Brian Hedgeman, Law Clerk – Admission Pending – in the Health Care & Life Sciences practice, in the firm’s Washington, DC, office, was quoted in Healthcare Risk Management, in “Protect Metadata When Disclosing Information from Electronic Health Records.”
Following is an excerpt:
When protected metadata are outside the scope of the subpoena, the healthcare organization may be providing information the other party should not see, says Brian Hedgeman, JD, a law clerk with admission pending at Epstein Becker Green in Washington, DC.
“Some information contained within the metadata might be privileged. Thus, your clients may be at risk of losing their dispute because opposing counsel has acquired information that bolsters their case. Additionally, client representatives may have disclosed something to opposing counsel that they were unaware of,” he explains. “For instance, if metadata related to care and clinical decision guidelines were obtained, opposing counsel would have an opportunity to identify deviations from those standards, which may bolster his case.”

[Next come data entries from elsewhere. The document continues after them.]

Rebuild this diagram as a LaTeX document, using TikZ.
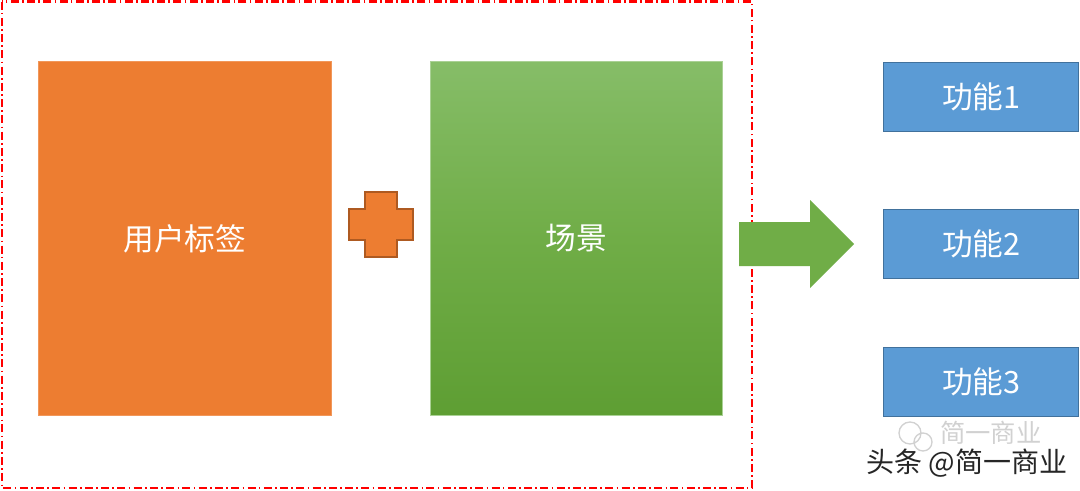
\documentclass[tikz,border=0pt]{standalone}
\usepackage{fontspec}
\newfontfamily\cjk{Noto Sans CJK SC}
\definecolor{orangeF}{HTML}{ED7D31}
\definecolor{orangeD}{HTML}{AE5A21}
\definecolor{greenT}{HTML}{86BD68}
\definecolor{greenM}{HTML}{70AD47}
\definecolor{greenB}{HTML}{5E9E33}
\definecolor{blueF}{HTML}{5B9BD5}
\definecolor{blueD}{HTML}{41719C}
\definecolor{redL}{HTML}{FF0000}
\begin{document}
\begin{tikzpicture}[x=0.75pt,y=-0.75pt,
  lbl/.style={font=\cjk\fontsize{23}{26}\selectfont, text=white},
  fbox/.style={fill=blueF, draw=blueD, line width=1pt, minimum width=146.25pt, minimum height=51.75pt, lbl, anchor=north west, inner sep=0pt}]
\useasboundingbox (0,0) rectangle (1080,490);
\fill[white] (0,0) rectangle (1080,490);
% dashed frame
\draw[redL, line width=1.8pt, dash pattern=on 6pt off 2.5pt on 1.2pt off 2.5pt] (2,1.5) rectangle (752,488);
% orange block
\node[fill=orangeF, draw=orangeF!80!white, line width=0.6pt, minimum width=219.75pt, minimum height=265.5pt, anchor=north west, inner sep=0pt, lbl] (tags) at (38,61) {用户标签};
% green block
\node[top color=greenT, bottom color=greenB, middle color=greenM, draw=greenT!70!white, line width=0.6pt, minimum width=219pt, minimum height=265.5pt, anchor=north west, inner sep=0pt, lbl] (scene) at (430,61) {场景};
% plus
\coordinate (pc) at (381,224.5);
\draw[fill=orangeF, draw=orangeD, line width=1pt]
  (365,192) -- (397,192) -- (397,209) -- (413,209) -- (413,240) -- (397,240) -- (397,257) -- (365,257) -- (365,240) -- (349,240) -- (349,209) -- (365,209) -- cycle;
% arrow
\coordinate (atip) at (854,244);
\fill[greenM] (739,222) -- (810,222) -- (810,200) -- (atip) -- (810,288) -- (810,266) -- (739,266) -- cycle;
% function boxes
\node[fbox] (f1) at (883,62) {功能1};
\node[fbox] (f2) at (883,209) {功能2};
\node[fbox] (f3) at (883,347) {功能3};
% watermark
\node[font=\cjk\fontsize{19}{21}\selectfont, text=black!18, anchor=west, inner sep=0pt] (wm1) at (940,433) {简一商业};
\draw[black!18, line width=1pt] (910,433) circle (11) (923,442) circle (9);
\node[font=\cjk\fontsize{21}{24}\selectfont, text=black!85, anchor=west, inner sep=0pt] (wm2) at (866,463) {头条 @简一商业};
\end{tikzpicture}
\end{document}
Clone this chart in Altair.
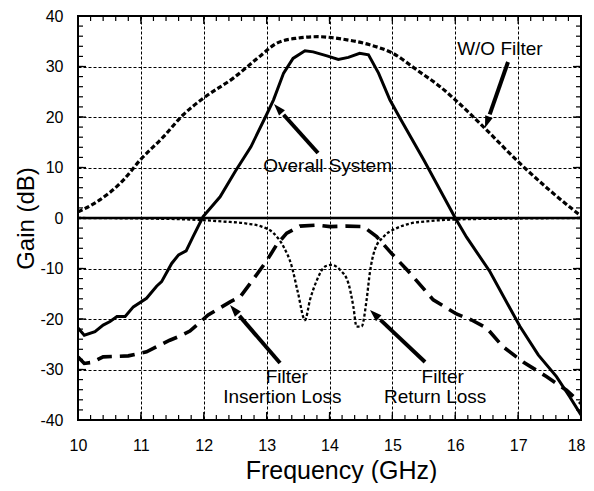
import math
import altair as alt
import numpy as np
import pandas as pd

# ---------------- data ----------------
overall_f = [10.0, 10.1, 10.27, 10.4, 10.51, 10.62, 10.75, 10.88, 11.09, 11.25, 11.33, 11.49,
             11.6, 11.72, 11.83, 11.99, 12.26, 12.5, 12.75, 13.0, 13.11, 13.27, 13.42, 13.61,
             13.74, 13.96, 14.14, 14.3, 14.48, 14.62, 14.78, 14.96, 15.12, 15.5, 16.0, 16.18,
             16.55, 17.03, 17.32, 17.61, 17.82, 18.0]
overall_g = [-21.8, -23.2, -22.5, -21.2, -20.5, -19.5, -19.5, -17.6, -15.9, -13.5, -12.6, -9.0,
             -7.3, -6.5, -3.7, 0.3, 4.2, 9.2, 14.1, 20.5, 23.4, 28.7, 31.6, 33.1,
             32.9, 32.1, 31.4, 31.8, 32.6, 32.3, 28.7, 23.4, 19.8, 11.5, 0.0, -3.8,
             -10.6, -21.5, -27.1, -31.4, -35.4, -39.0]

wo_f = [10.0, 10.3, 10.72, 10.99, 11.36, 11.67, 11.99, 12.47, 12.89, 13.16, 13.48, 13.82,
        14.22, 14.64, 15.01, 15.39, 15.76, 16.0, 16.5, 17.03, 17.5, 18.0]
wo_g = [1.2, 3.2, 7.5, 11.5, 16.1, 20.4, 23.7, 27.7, 32.0, 34.6, 35.6, 35.9,
        35.4, 34.3, 32.6, 29.3, 26.0, 23.4, 17.4, 10.8, 5.5, 0.4]

il_f = [10.0, 10.1, 10.22, 10.4, 10.8, 11.09, 11.46, 11.62, 11.78, 12.07, 12.42, 12.58,
        12.76, 13.0, 13.16, 13.32, 13.53, 13.8, 14.01, 14.27, 14.54, 14.75, 15.0, 15.25,
        15.65, 16.02, 16.26, 16.5, 16.76, 17.08, 17.45, 17.77, 18.0]
il_g = [-27.5, -28.8, -28.6, -27.5, -27.3, -26.5, -24.2, -23.4, -22.4, -19.2, -16.6, -15.6,
        -12.6, -8.5, -5.3, -3.0, -1.6, -1.4, -1.7, -1.6, -1.7, -3.7, -7.2, -10.5,
        -16.2, -19.0, -20.2, -21.8, -25.5, -28.5, -31.4, -34.1, -36.7]

rl_f = [10.0, 11.0, 11.78, 12.31, 12.68, 12.92, 13.11, 13.27, 13.4, 13.5, 13.61, 13.69,
        13.8, 13.93, 14.03, 14.17, 14.3, 14.38, 14.43, 14.51, 14.59, 14.64, 14.72, 14.86,
        15.07, 15.28, 15.6, 16.0, 17.0, 18.0]
rl_g = [0.0, -0.1, -0.3, -0.7, -1.1, -1.7, -3.0, -5.7, -9.6, -14.9, -20.2, -16.2,
        -12.3, -9.6, -9.3, -10.3, -12.9, -17.6, -21.5, -21.5, -16.2, -11.0, -6.3, -3.7,
        -2.0, -1.1, -0.6, -0.3, -0.1, 0.0]

x_ticks = [10, 11, 12, 13, 14, 15, 16, 17, 18]
y_ticks = [-40, -30, -20, -10, 0, 10, 20, 30, 40]

label_text = ["Overall System", "W/O Filter", "Filter", "Insertion Loss", "Filter", "Return Loss"]
label_f = [13.97, 16.71, 13.32, 13.25, 15.80, 15.68]
label_g = [9.1, 32.3, -32.7, -36.6, -32.7, -36.6]

arrow_tail_f = [13.817, 16.839, 13.213, 15.519]
arrow_tail_g = [12.87, 30.89, -28.71, -28.51]
arrow_tip_f = [13.117, 16.473, 12.418, 14.644]
arrow_tip_g = [22.57, 17.82, -17.23, -18.22]

# ---------------- layout ----------------
W, H = 503, 404
XD, YD = [10, 18], [-40, 40]
FONT = "Liberation Sans"
PXX = W / (XD[1] - XD[0])
PXY = H / (YD[1] - YD[0])

xs = alt.Scale(domain=XD, nice=False, zero=False)
ys = alt.Scale(domain=YD, nice=False, zero=False)

common = dict(grid=True, gridColor="black", gridDash=[3, 2], gridWidth=1, gridOpacity=1,
              ticks=False, tickSize=0, domain=False, labelFontSize=16, labelFont=FONT,
              labelColor="black", labelFlush=False, labelOverlap=False,
              labelExpr="'' + datum.value", titleFont=FONT, titleFontWeight="normal",
              titleColor="black", titleBaseline="alphabetic")
last_x = XD[1]
xaxis = alt.Axis(values=x_ticks, labelPadding=17, title="Frequency (GHz)", titleFontSize=25,
                 titleX=263, titleY=58,
                 labelAlign={"condition": {"test": f"datum.value == {last_x}", "value": "right"},
                             "value": "center"},
                 labelOffset={"condition": {"test": f"datum.value == {last_x}", "value": 4},
                              "value": 0},
                 **common)
yaxis = alt.Axis(values=y_ticks, labelPadding=15, title="Gain (dB)", titleFontSize=24,
                 titleX=-45, titleY=202, titleAngle=270, **common)


def X(field):
    return alt.X(f"{field}:Q", scale=xs, axis=xaxis)


def Y(field):
    return alt.Y(f"{field}:Q", scale=ys, axis=yaxis)


def series(f, g):
    return pd.DataFrame({"f": f, "g": g})


def curve(df, width, dash=None, interp="linear"):
    kw = dict(color="black", strokeWidth=width, interpolate=interp, clip=True)
    if dash:
        kw["strokeDash"] = dash
    return alt.Chart(df).mark_line(**kw).encode(x=X("f"), y=Y("g"))


zero_line = alt.Chart(series(XD, [0, 0])).mark_line(color="black", strokeWidth=2.5).encode(
    x=X("f"), y=Y("g"))

wo = curve(series(wo_f, wo_g), 3.2, [5, 2.5], "monotone")
rl = curve(series(rl_f, rl_g), 2.3, [3, 2.2], "monotone")
il = curve(series(il_f, il_g), 3.6, [15, 8])
ov = curve(series(overall_f, overall_g), 3)

# ---- inward ticks ----
minor_x = [round(v, 2) for v in np.arange(XD[0], XD[1] + 0.001, 0.2)]
minor_y = [round(v, 2) for v in np.arange(YD[0], YD[1] + 0.001, 2)]


def xticks(vals, length):
    df = pd.DataFrame({"f": vals})
    top = alt.Chart(df).mark_rule(color="black", strokeWidth=1.2).encode(
        x=X("f"), y=alt.value(0), y2=alt.value(length))
    bot = alt.Chart(df).mark_rule(color="black", strokeWidth=1.2).encode(
        x=X("f"), y=alt.value(H), y2=alt.value(H - length))
    return [top, bot]


def yticks(vals, length):
    df = pd.DataFrame({"g": vals})
    left = alt.Chart(df).mark_rule(color="black", strokeWidth=1.2).encode(
        y=Y("g"), x=alt.value(0), x2=alt.value(length))
    right = alt.Chart(df).mark_rule(color="black", strokeWidth=1.2).encode(
        y=Y("g"), x=alt.value(W), x2=alt.value(W - length))
    return [left, right]


tick_layers = xticks(minor_x, 5) + yticks(minor_y, 5) + xticks(x_ticks, 8) + yticks(y_ticks, 8)

# ---- annotations ----
labels = alt.Chart(pd.DataFrame({"f": label_f, "g": label_g, "t": label_text})).mark_text(
    font=FONT, fontSize=19, color="black", align="center", baseline="alphabetic").encode(
    x=X("f"), y=Y("g"), text="t:N")

HEAD = 24.0
rows = []
for tf, tg, hf, hg in zip(arrow_tail_f, arrow_tail_g, arrow_tip_f, arrow_tip_g):
    dx = (hf - tf) * PXX
    dy = -(hg - tg) * PXY
    L = math.hypot(dx, dy)
    ang = math.degrees(math.atan2(dx, -dy)) % 360
    back = HEAD * 0.6
    ef = hf - (dx / L) * back / PXX
    eg = hg + (dy / L) * back / PXY
    rows.append({"tf": tf, "tg": tg, "ef": ef, "eg": eg, "hf": hf, "hg": hg, "ang": ang})
arr = pd.DataFrame(rows)

shafts = alt.Chart(arr).mark_rule(color="black", strokeWidth=4, strokeCap="butt").encode(
    x=X("tf"), y=Y("tg"), x2="ef:Q", y2="eg:Q")

heads = alt.Chart(arr).mark_point(
    shape="M0,0 L0.66,2 L-0.66,2 Z", filled=True, color="black", opacity=1,
    size=(HEAD / 2) ** 2, strokeWidth=0).encode(
    x=X("hf"), y=Y("hg"), angle=alt.Angle("ang:Q", scale=None))

chart = alt.layer(
    zero_line, rl, *tick_layers, wo, il, ov, shafts, heads, labels
).properties(
    width=W, height=H,
    autosize=alt.AutoSizeParams(type="none"),
    padding={"left": 70, "top": 8, "right": 5, "bottom": 63},
    background="white",
).configure_view(stroke="black", strokeWidth=2)

chart.save("out.html", embed_options={"renderer": "svg", "actions": False})
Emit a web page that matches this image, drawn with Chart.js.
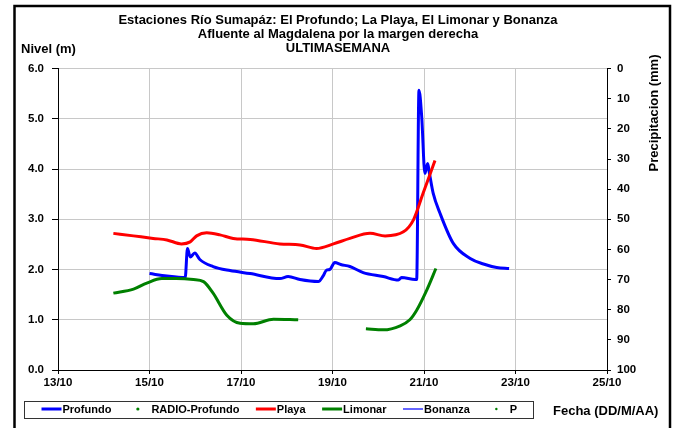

However, some courts today generally require that parties who request metadata during litigation show “a particularized need for the metadata,” as opposed to a generalized view of its importance, Hedgman says.
Also, proprietary or privileged information contained within the metadata would compromise the individual’s economic or personal interests. Hedgeman notes these best practices for avoiding improper release of metadata:
- Converting a document into another format so that it does not preserve the original metadata;
- Transmitting the document via email or fax;
- Using scrubbing technology to remove metadata from various materials;
- Developing plans for disposing of metadata in the system when no longer needed;
- Restricting staff and third-party access to multiple systems where metadata can be accessed by allowing read-only permission levels.